== Aim of the exercise ==
All lines below must be repeated exactly, with the pictures omitted.

== Provided data ==
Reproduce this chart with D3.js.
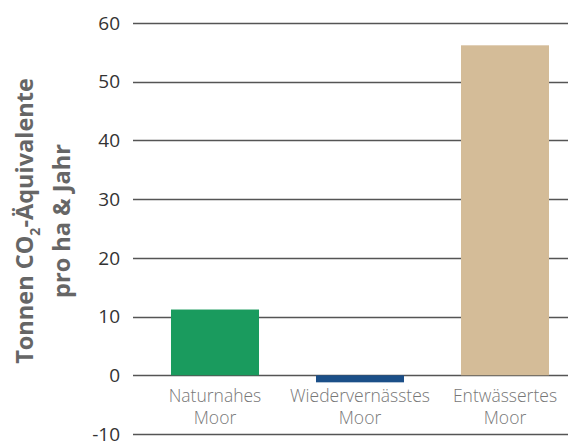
<!DOCTYPE html>
<html>
<head>
<meta charset="utf-8">
<script src="https://cdn.jsdelivr.net/npm/d3@7"></script>
<style>
  body { margin: 0; background: #fff; }
  svg { display: block; font-family: "Open Sans", "Noto Sans", sans-serif; }
</style>
</head>
<body>
<svg id="chart" width="568" height="441"></svg>
<script>
const categories = [['Naturnahes', 'Moor'], ['Wiedervernässtes', 'Moor'], ['Entwässertes', 'Moor']];
const values = [11.2, -1.2, 56.2];
const barColors = ['#1a9b5e', '#1b4f88', '#d4bc98'];
const yTicks = [-10, 0, 10, 20, 30, 40, 50, 60];

const svg = d3.select('#chart');

const y = d3.scaleLinear().domain([-10, 60]).range([434, 23]);
const x = d3.scaleBand()
  .domain(d3.range(categories.length))
  .range([133, 587])
  .paddingInner(0.393)
  .paddingOuter(0.262);

// grid lines + tick labels
const gGrid = svg.append('g');
gGrid.selectAll('line')
  .data(yTicks)
  .enter()
  .append('line')
  .attr('x1', 133)
  .attr('x2', 568)
  .attr('y1', d => Math.round(y(d)) + 0.5)
  .attr('y2', d => Math.round(y(d)) + 0.5)
  .style('stroke', '#555')
  .style('stroke-width', 1.3);

gGrid.selectAll('text')
  .data(yTicks)
  .enter()
  .append('text')
  .attr('x', 120)
  .attr('y', d => y(d))
  .attr('dy', '0.35em')
  .attr('text-anchor', 'end')
  .style('font-size', '19px')
  .style('fill', '#333')
  .text(d => d);

// bars
svg.append('g').selectAll('rect')
  .data(values)
  .enter()
  .append('rect')
  .attr('x', (d, i) => x(i))
  .attr('width', x.bandwidth())
  .attr('y', d => y(Math.max(0, d)))
  .attr('height', d => Math.abs(y(d) - y(0)))
  .style('fill', (d, i) => barColors[i]);

// category labels
const gCat = svg.append('g');
categories.forEach((lines, i) => {
  const t = gCat.append('text')
    .attr('text-anchor', 'middle')
    .style('font-size', '17.5px')
    .style('font-weight', 300)
    .style('fill', '#777');
  lines.forEach((l, j) => {
    t.append('tspan')
      .attr('x', x(i) + x.bandwidth() / 2)
      .attr('y', 402 + j * 22)
      .text(l);
  });
});

// y axis title
const title = svg.append('g')
  .attr('transform', 'translate(0,221) rotate(-90)')
  .style('font-size', '23.5px')
  .style('font-weight', 700)
  .style('fill', '#666');
const t1 = title.append('text').attr('x', 0).attr('y', 33).attr('text-anchor', 'middle');
t1.append('tspan').text('Tonnen CO');
t1.append('tspan').attr('dy', 7).style('font-size', '14px').text('2');
t1.append('tspan').attr('dy', -7).text('-Äquivalente');
title.append('text').attr('x', 0).attr('y', 70).attr('text-anchor', 'middle').text('pro ha & Jahr');
</script>
</body>
</html>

== Reply ==
Reproduce this chart with D3.js.
<!DOCTYPE html>
<html>
<head>
<meta charset="utf-8">
<script src="https://cdn.jsdelivr.net/npm/d3@7"></script>
<style>
  body { margin: 0; background: #fff; }
  svg { display: block; font-family: "Open Sans", "Noto Sans", sans-serif; }
</style>
</head>
<body>
<svg id="chart" width="568" height="441"></svg>
<script>
const categories = [['Naturnahes', 'Moor'], ['Wiedervernässtes', 'Moor'], ['Entwässertes', 'Moor']];
const values = [11.2, -1.2, 56.2];
const barColors = ['#1a9b5e', '#1b4f88', '#d4bc98'];
const yTicks = [-10, 0, 10, 20, 30, 40, 50, 60];

const svg = d3.select('#chart');

const y = d3.scaleLinear().domain([-10, 60]).range([434, 23]);
const x = d3.scaleBand()
  .domain(d3.range(categories.length))
  .range([133, 587])
  .paddingInner(0.393)
  .paddingOuter(0.262);

// grid lines + tick labels
const gGrid = svg.append('g');
gGrid.selectAll('line')
  .data(yTicks)
  .enter()
  .append('line')
  .attr('x1', 133)
  .attr('x2', 568)
  .attr('y1', d => Math.round(y(d)) + 0.5)
  .attr('y2', d => Math.round(y(d)) + 0.5)
  .style('stroke', '#555')
  .style('stroke-width', 1.3);

gGrid.selectAll('text')
  .data(yTicks)
  .enter()
  .append('text')
  .attr('x', 120)
  .attr('y', d => y(d))
  .attr('dy', '0.35em')
  .attr('text-anchor', 'end')
  .style('font-size', '19px')
  .style('fill', '#333')
  .text(d => d);

// bars
svg.append('g').selectAll('rect')
  .data(values)
  .enter()
  .append('rect')
  .attr('x', (d, i) => x(i))
  .attr('width', x.bandwidth())
  .attr('y', d => y(Math.max(0, d)))
  .attr('height', d => Math.abs(y(d) - y(0)))
  .style('fill', (d, i) => barColors[i]);

// category labels
const gCat = svg.append('g');
categories.forEach((lines, i) => {
  const t = gCat.append('text')
    .attr('text-anchor', 'middle')
    .style('font-size', '17.5px')
    .style('font-weight', 300)
    .style('fill', '#777');
  lines.forEach((l, j) => {
    t.append('tspan')
      .attr('x', x(i) + x.bandwidth() / 2)
      .attr('y', 402 + j * 22)
      .text(l);
  });
});

// y axis title
const title = svg.append('g')
  .attr('transform', 'translate(0,221) rotate(-90)')
  .style('font-size', '23.5px')
  .style('font-weight', 700)
  .style('fill', '#666');
const t1 = title.append('text').attr('x', 0).attr('y', 33).attr('text-anchor', 'middle');
t1.append('tspan').text('Tonnen CO');
t1.append('tspan').attr('dy', 7).style('font-size', '14px').text('2');
t1.append('tspan').attr('dy', -7).text('-Äquivalente');
title.append('text').attr('x', 0).attr('y', 70).attr('text-anchor', 'middle').text('pro ha & Jahr');
</script>
</body>
</html>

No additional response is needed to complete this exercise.